Tuesday, September 29, 2009

Being the New Kid

I was really fortunate growing up: I lived in the same small town from kindergarten to high school. I even stayed in the same school Kindergarten through Grade 8! Being the new kid was never something I had I to experience.

When I went away to college, I was the new kid, but so was everybody else. There was this unspoken need to find kinsmanship with others and to make friends with people -- and quickly. You didn't want to be the person that was never invited to go eat dinner with others, or be that girl who spent every Friday night alone in her dorm room.

So, I made friends. Lots of friends. Circles upon circles of friends. Friends, whom I doubt that 13 years later, would remember my name, and some whose names I wouldn't remember. I had friends from the dorm, friends from work and friends from class. I had a hard time walking around campus without finding someone to talk to, or at least say hi to.

Even moving to, literally, another country to attend grad school, I had a built in group of friends. There were only 40 of us and we were going to spend half of our waking hours together: how could we not be friends?I think that is why this transition has been so hard for me.

I have never, as an adult, had to make friends. And quite frankly, I'm not very good at it. I feel almost as if I have had to start dating again. I put myself out there, give out my phone number, smile a sweet, and what I hope is outgoing, smile and then wait. Sometimes my prey ( and yes, I really do feel at this point that the people I am hunting to be friends with are prey) will return a smile, and even a phone number. Sometimes not. When they do, there becomes a whole new logistical arrangement of trying to meet up. Do I offer my house? Do we try to meet on neutral ground? What is neutral?
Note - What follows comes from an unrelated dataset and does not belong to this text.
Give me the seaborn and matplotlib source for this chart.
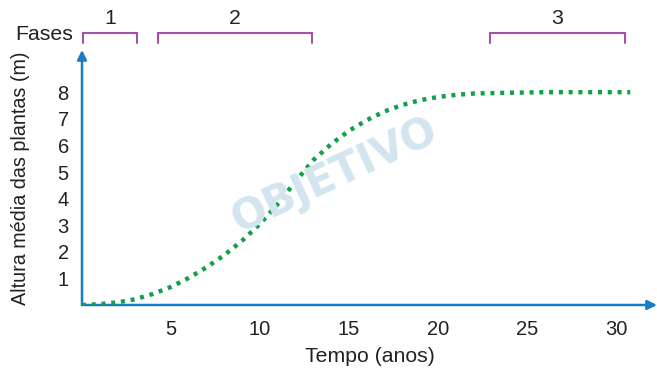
import matplotlib
matplotlib.use("Agg")
import matplotlib.pyplot as plt
import seaborn as sns
import pandas as pd

# Data
tempo = [0, 1, 2, 3, 4, 5, 6, 7, 8, 9, 10, 11, 12, 13, 14, 15, 16, 17, 18, 19, 20, 21, 22, 24, 26, 28, 30.8]
altura = [0, 0.03, 0.1, 0.22, 0.42, 0.68, 1.02, 1.42, 1.88, 2.42, 3.05, 3.8, 4.65, 5.45, 6.05, 6.55, 6.95, 7.28, 7.52, 7.7, 7.82, 7.9, 7.95, 7.98, 8.0, 8.0, 8.0]
xticks = [0, 5, 10, 15, 20, 25, 30]
yticks = [0, 1, 2, 3, 4, 5, 6, 7, 8]
fases_labels = ["1", "2", "3"]
fases_start = [0.05, 4.27, 22.9]
fases_end = [3.1, 12.9, 30.5]

sns.set_style("white")
plt.rcParams['font.family'] = ['Liberation Sans', 'DejaVu Sans']

blue = "#1a7cc6"
green = "#13a04a"
purple = "#a84fa8"
wm = "#d3e5ee"
txt = "#222222"

W, H = 657, 369
fig = plt.figure(figsize=(W / 100, H / 100), dpi=100)
ax = fig.add_axes([82 / W, (H - 305) / H, 575 / W, 255 / H])
ax.set_xlim(0, 575 / 17.8)
ax.set_ylim(0, 255 / 26.6)

# watermark
fig.text(335 / W, 1 - 175 / H, "OBJETIVO", color=wm, fontsize=30, fontweight="bold",
         rotation=25, ha="center", va="center", zorder=0, family="DejaVu Sans")

df = pd.DataFrame({"Tempo": tempo, "Altura": altura})
sns.lineplot(data=df, x="Tempo", y="Altura", ax=ax, color=green, lw=3.2,
             linestyle=(0, (0.9, 1.3)), zorder=3)
for l in ax.lines:
    l.set_dash_capstyle("butt")

for s in ax.spines.values():
    s.set_visible(False)

ax.annotate('', xy=(1, 0), xytext=(0, 0), xycoords='axes fraction',
            arrowprops=dict(arrowstyle='-|>', color=blue, lw=1.8, mutation_scale=14,
                            shrinkA=0, shrinkB=0), zorder=2)
ax.annotate('', xy=(0, 1), xytext=(0, 0), xycoords='axes fraction',
            arrowprops=dict(arrowstyle='-|>', color=blue, lw=1.8, mutation_scale=14,
                            shrinkA=0, shrinkB=0), zorder=2)

ax.set_xticks(xticks, labels=[""] + [str(v) for v in xticks[1:]])
ax.set_yticks(yticks, labels=[""] + [str(v) for v in yticks[1:]])
ax.tick_params(axis="both", direction="inout", length=7, width=1.3, colors="red",
               labelcolor=txt, labelsize=14.5)
ax.tick_params(axis="x", pad=7)
ax.tick_params(axis="y", pad=6)
ax.set_xlabel("Tempo (anos)", fontsize=15.3, color=txt, labelpad=6)
ax.set_ylabel("Altura média das plantas (m)", fontsize=14.2, color=txt)
ax.yaxis.set_label_coords((30 - 82) / 575, (305 - 178) / 255)

# Fases brackets
tr = ax.get_xaxis_transform()
y_line = (305 - 33) / 255
y_low = (305 - 43) / 255
y_lab = (305 - 19) / 255
for lab, a, b in zip(fases_labels, fases_start, fases_end):
    ax.plot([a, a, b, b], [y_low, y_line, y_line, y_low], transform=tr, color=purple,
            lw=1.5, clip_on=False, solid_joinstyle="miter")
    ax.text((a + b) / 2, y_lab, lab, transform=tr, ha="center", va="center",
            fontsize=15.3, color=txt, clip_on=False)
fig.text(44 / W, 1 - 34 / H, "Fases", ha="center", va="center", fontsize=15.3, color=txt)

fig.savefig("out.png", dpi=100)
I have been choosy with my prey as of late. I am trying to find people who are in the same stage of life that my husband and I find ourselves in. Married, with two young children, and not into hanging out at the bar every weekend. Scott and I have been together for almost 8 years now, and we have pretty much been homebodies the entire time.

B.C. (Before Children) we would occasionally meet someone for drinks, or spend an early morning weekend at the gym. But usually, you would find us at home, doing some type of make work project in the house, in the yard, you name it. After our son was born, we became even more boring. I mean, who would want to do something at a smoky bar when you could watch your child drool? (I think you really have to be a parent in order to grasp the truth in that sentence.) Leaving the house for us now is a momentous occassion. I get excited about outings to Target. Really.
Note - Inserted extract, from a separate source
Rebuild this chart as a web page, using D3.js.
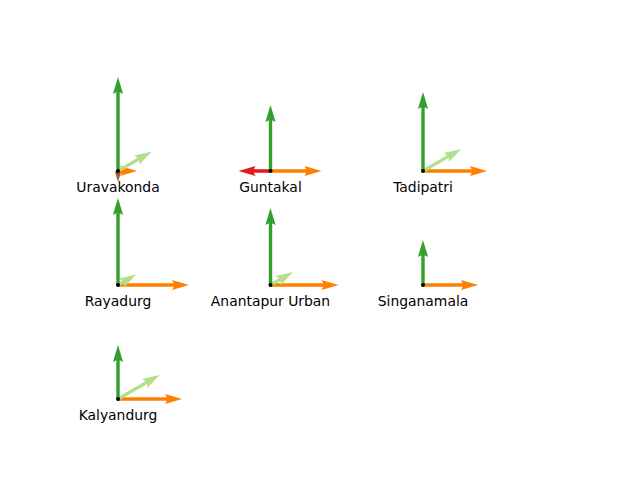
<!DOCTYPE html>
<html>
<head>
<meta charset="utf-8">
<script src="https://cdn.jsdelivr.net/npm/d3@7"></script>
<style>
  html, body { margin: 0; padding: 0; background: #ffffff; }
  svg { display: block; }
</style>
</head>
<body>
<svg id="chart" width="640" height="480"></svg>
<script>
// ---- data ----
const constituencies = ["Uravakonda", "Guntakal", "Tadipatri", "Rayadurg", "Anantapur Urban", "Singanamala", "Kalyandurg"];
const colIndex = [0, 1, 2, 0, 1, 2, 0];
const rowIndex = [0, 0, 0, 1, 1, 1, 2];

// arrow magnitudes per series (0 = no arrow)
const upValues    = [94, 66, 79, 87, 77, 45, 54];   // dark green, pointing up
const diagValues  = [39, 0, 44, 21, 26, 0, 48];     // light green, 30 degrees
const rightValues = [19, 51, 64, 71, 68, 55, 64];   // orange, pointing right
const leftValues  = [0, 32, 0, 0, 0, 0, 0];         // red, pointing left
const downValues  = [11, 0, 0, 0, 0, 0, 0];         // brown, pointing down

const seriesNames  = ["left", "right", "down", "diag", "up"];
const seriesAngles = [180, 0, 270, 30, 90];
const seriesColors = ["#e31a1c", "#ff7f00", "#b15928", "#b2df8a", "#33a02c"];
const seriesValues = [leftValues, rightValues, downValues, diagValues, upValues];

// ---- scales ----
const svg = d3.select("#chart");
const x = d3.scaleLinear().domain([0, 2]).range([118, 423]);
const y = d3.scaleLinear().domain([0, 2]).range([171, 399]);
const len = d3.scaleLinear().domain([0, 100]).range([0, 100]);

// matplotlib quiver style arrow (width w, headwidth 3, headlength 5, headaxislength 4.5)
function arrowPath(L) {
  const w = 3.4, hl = 5 * w, hal = 4.5 * w, hw = 1.5 * w;
  let s = 1, Lu = L;
  if (L < hl) { s = L / hl; Lu = hl; }
  const pts = [
    [0, -w / 2], [Lu - hal, -w / 2], [Lu - hl, -hw], [Lu, 0],
    [Lu - hl, hw], [Lu - hal, w / 2], [0, w / 2]
  ].map(p => [p[0] * s, p[1] * s]);
  return "M" + pts.map(p => p.join(",")).join("L") + "Z";
}

const arrows = [];
seriesValues.forEach((vals, si) => {
  vals.forEach((v, i) => {
    if (v > 0) arrows.push({ i, v, angle: seriesAngles[si], color: seriesColors[si], name: seriesNames[si] });
  });
});

svg.append("g").selectAll("path")
  .data(arrows)
  .join("path")
  .attr("d", d => arrowPath(len(d.v)))
  .attr("fill", d => d.color)
  .attr("transform", d => `translate(${x(colIndex[d.i])},${y(rowIndex[d.i])}) rotate(${-d.angle})`);

svg.append("g").selectAll("circle")
  .data(constituencies)
  .join("circle")
  .attr("cx", (d, i) => x(colIndex[i]))
  .attr("cy", (d, i) => y(rowIndex[i]))
  .attr("r", 2)
  .attr("fill", "#000");

svg.append("g").selectAll("text")
  .data(constituencies)
  .join("text")
  .attr("x", (d, i) => x(colIndex[i]))
  .attr("y", (d, i) => y(rowIndex[i]) + 21)
  .attr("text-anchor", "middle")
  .attr("font-family", "DejaVu Sans, sans-serif")
  .attr("font-size", "13.9px")
  .attr("fill", "#000")
  .text(d => d);
</script>
</body>
</html>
So here I am, living in a new town, without any friends. Don't get me wrong, the people I work with are great and I have met so many interesting people through my work, but no real friends. There is nobody here that I could call at 9:30 and say "Hey, want to come by for some muffins? I'm just pulling them out of the oven." (** Note: Re-reading that sentence reminds me that a) I am not that domesticated, and b) I would have to REALLY be on my game to have muffins made by 9:30AM, but I digress.)

But, truth be told, that is the companionship that I am longing for: someone who I could call to spend time with, or chat with, and not have to make plans with 2 weeks in advance. I haven't met anyone that I can vent to when my husband is doing stupid stuff, or when my kid is driving me crazy can talk me down from the butt whipping that I am planning in my head. Hopefuly, in the near future, I will find someone, that special someone (here we go, back to the dating analogy) that I can give a part of myself to, and they will do the same in return. Because isn't that what friendship is really all about?

2 comments:

The Morrows said...

miss you lots!! i would def. come over for those muffins miss martha! still need to call you back... my couch (and the flu) have sucked me in

Julie said...

i know how you feel tarrah! I was lucky enough when we first moved to durham to find a girl that worked for the same company that i just totally clicked with...but i didnt have a lot of mom friends...one of my other friends suggested i join a group on meetup.com and i found a wonderful playgroup of moms in my area that i could definitely see myself socializing with. I would highly recommend checking it out to see whats around your area!